In order to achieve the above and other objects, an absorbent material is provided which is a blend of at least one non-crosslinked gel forming polymer, at least one clay, and at least one trivalent cation. In addition, the composition can include diatomaceous earth in place of some of the clay. Further, natural gums such as xanthan, guars, and alginates can be added as can inorganic buffers. The absorbency of the blend exceeds the sum of the absorbencies of the individual components of the blend.
The gel formed as a result of absorption of fluid has high gel strength and exhibits a low level of gel block effect. In the case of food packaging applications, all components of the blend can be selected from materials known to be regulated by FDA as GRAS (generally regarded as safe) for incorporation in foods. The absorbent material of this invention is believed to be the only food safe absorbent that also provides the necessary gel strength and absorbency criteria for food packaging applications.

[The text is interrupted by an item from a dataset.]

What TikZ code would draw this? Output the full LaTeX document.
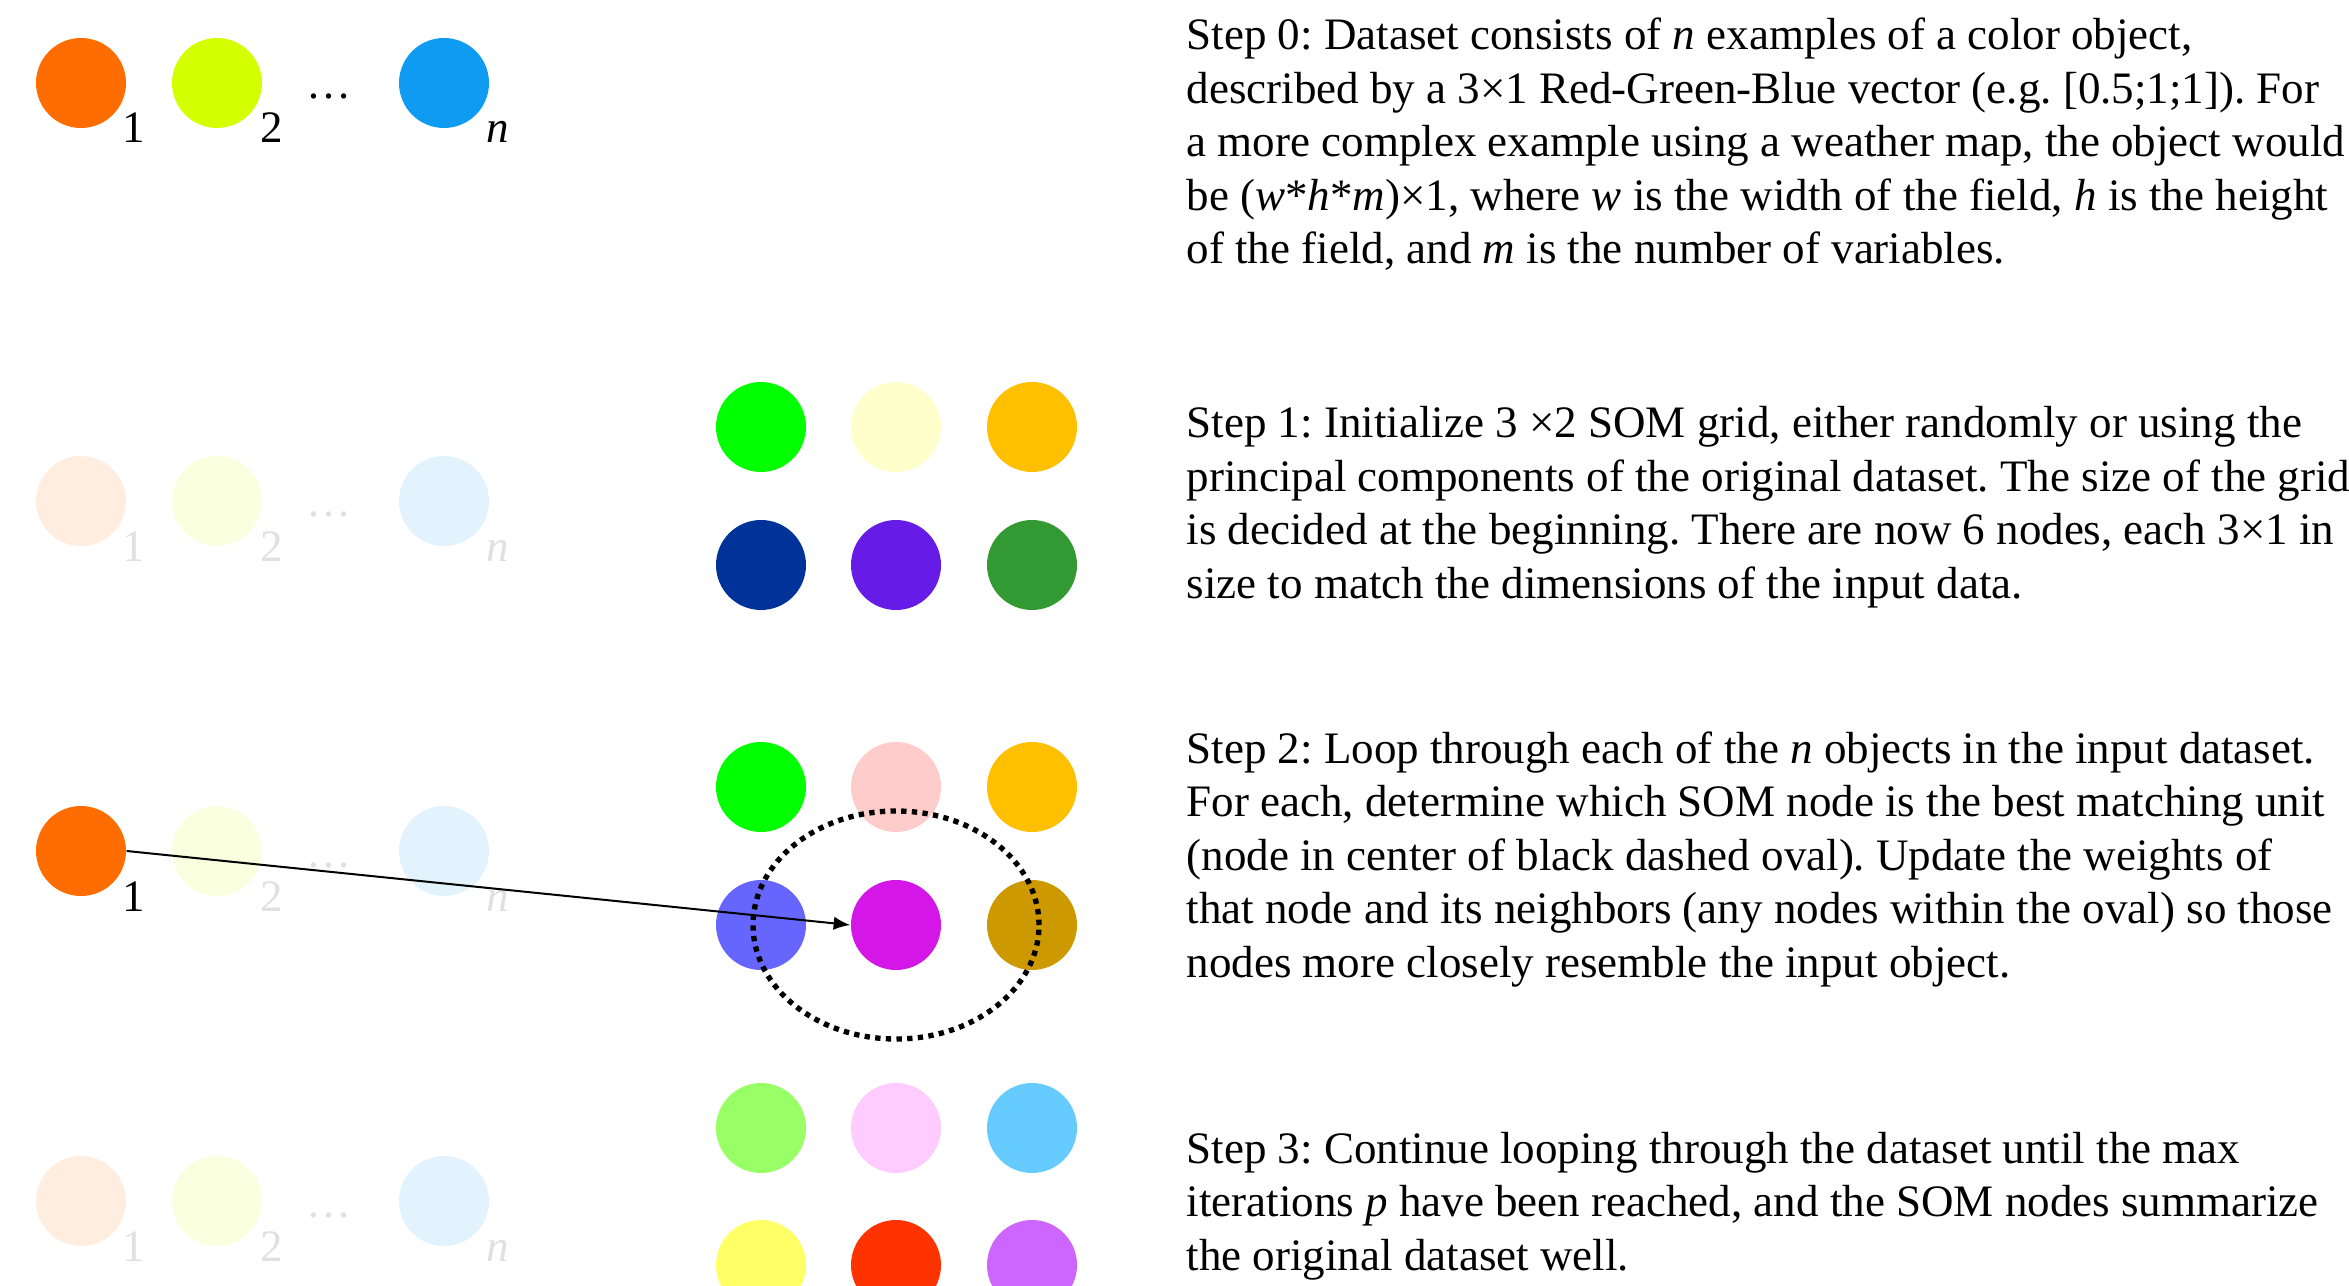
\documentclass[tikz,border=0pt]{standalone}
\usepackage{fontspec}
\setmainfont{Liberation Serif}
\usetikzlibrary{shapes.geometric,arrows.meta}

\definecolor{objone}{HTML}{FF6D00}
\definecolor{objtwo}{HTML}{D4FF00}
\definecolor{objn}{HTML}{109BF2}

\begin{document}
\frenchspacing
\begin{tikzpicture}[x=0.3pt,y=-0.3pt]
\tikzstyle{unit}=[circle,inner sep=0pt,minimum size=27pt]
\tikzstyle{idx}=[anchor=base,inner sep=0pt,font=\fontsize{13.5pt}{16pt}\selectfont]
\tikzstyle{steptext}=[anchor=base west,align=left,inner sep=0pt,font=\fontsize{13.5pt}{16.05pt}\selectfont]
\tikzstyle{nbhd}=[ellipse,draw,inner sep=0pt,minimum width=85.8pt,minimum height=68.4pt,line width=1.6pt,dash pattern=on 1.6pt off 1.6pt]
\useasboundingbox (0,0) rectangle (2349,1286);
\clip (0,0) rectangle (2349,1286);

% input objects, one row per step
\foreach \r/\y/\fa/\fb in {a/83/1/1, b/501/0.12/0.12, c/851/1/0.12, d/1201/0.12/0.12}{
  \node[unit,fill=objone,opacity=\fa] (\r1) at (81,\y) {};
  \node[unit,fill=objtwo,opacity=\fb] (\r2) at (217,\y) {};
  \node[unit,fill=objn,opacity=\fb] (\r n) at (444,\y) {};
  \node[idx,opacity=\fa] (\r l1) at (134,\y+60) {1};
  \node[idx,opacity=\fb] (\r l2) at (272,\y+60) {2};
  \node[idx,opacity=\fb] (\r ld) at (329,\y+16) {\dots};
  \node[idx,opacity=\fb] (\r ln) at (498,\y+60) {\textit{n}};
}

% SOM grids
\foreach \n/\x/\y/\c in {
  s11/761/427/00FF00, s12/896/427/FFFFCC, s13/1032/427/FFC000,
  s14/761/565/003399, s15/896/565/661BE6, s16/1032/565/339933,
  s21/761/787/00FF00, s22/896/787/FFCCCC, s23/1032/787/FFC000,
  s24/761/925/6666FF, s25/896/925/D417E6, s26/1032/925/CC9900,
  s31/761/1128/99FF66, s32/896/1128/FFCCFF, s33/1032/1128/66CCFF,
  s34/761/1265/FFFF66, s35/896/1265/FF3300, s36/1032/1265/CC66FF}{
  \definecolor{cell}{HTML}{\c}
  \node[unit,fill=cell] (\n) at (\x,\y) {};
}

\node[nbhd] (bmu) at (s25) {};
\draw[-{Latex[length=5pt,width=4pt]},line width=0.6pt] (c1.east) -- (s25.west);

% step descriptions (anchored at the baseline of the last line)
\node[steptext] (t0) at (1186,264) {Step 0: Dataset consists of \textit{n} examples of a color object,\\
described by a 3×1 Red-Green-Blue vector (e.g. [0.5;1;1]). For\\
a more complex example using a weather map, the object would\\
be (\textit{w}*\textit{h}*\textit{m})×1, where \textit{w} is the width of the field, \textit{h} is the height\\
of the field, and \textit{m} is the number of variables.};
\node[steptext] (t1) at (1186,598) {Step 1: Initialize 3 ×2 SOM grid, either randomly or using the\\
principal components of the original dataset. The size of the grid\\
is decided at the beginning. There are now 6 nodes, each 3×1 in\\
size to match the dimensions of the input data.};
\node[steptext] (t2) at (1186,977) {Step 2: Loop through each of the \textit{n} objects in the input dataset.\\
For each, determine which SOM node is the best matching unit\\
(node in center of black dashed oval). Update the weights of\\
that node and its neighbors (any nodes within the oval) so those\\
nodes more closely resemble the input object.};
\node[steptext] (t3) at (1186,1270) {Step 3: Continue looping through the dataset until the max\\
iterations \textit{p} have been reached, and the SOM nodes summarize\\
the original dataset well.};
\end{tikzpicture}
\end{document}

The non-crosslinked gel forming polymer can include cellulose derivatives, such as CMC and salts thereof, hydroxyethylcellulose, methylcellulose, hydroxypropylmethylcellulose, and also gelatinized starches, gelatin, dextrose, and the like, and mixtures thereof. The clay component can include attapulgite, montmorillonite (including bentonite clays), hectorite, sericite, kaolin, and mixtures thereof. A portion of the clay can be replaced with diatomaceous earth. The trivalent cation can be derived from aluminum sulfate, potassium aluminum sulfate, and other soluble salts of trivalent metal ions such as aluminum, chromium, and the like. The inorganic buffer can be one such as sodium carbonate (soda ash), sodium hexametaphosphate, sodium tripolyphosphate, and the like.
A method of agglomeration of the blend is described which enhances the rate of absorbency as well as increases the maximum total absorbency of the material and improves the strength of the gel formed on hydration of the material.
Structures for absorbent articles prepared from the absorbent material are described.
A new type of package for fresh foods is described which incorporates an absorbent panel that contains an absorbent material such as the absorbent material of the present invention. The package comprises a two walled bag or pouch wherein one wall is a moisture impervious thermoplastic such as polyethylene, having a desired oxygen transmission rate (OTR). The second, absorbent, wall has two plies with the outer ply being moisture impervious and made out of polyester, for example, and the inner ply being permeable to fluids and wherein an absorbent material, such as that disclosed herein, is trapped between the two plies. The two plies of the second wall are heat sealed together in a pattern so that pockets or cells are created containing the absorbent material. The bag is heat sealed around three sides and the fourth side or end can be folded over and heat sealed to the bag to seal the package.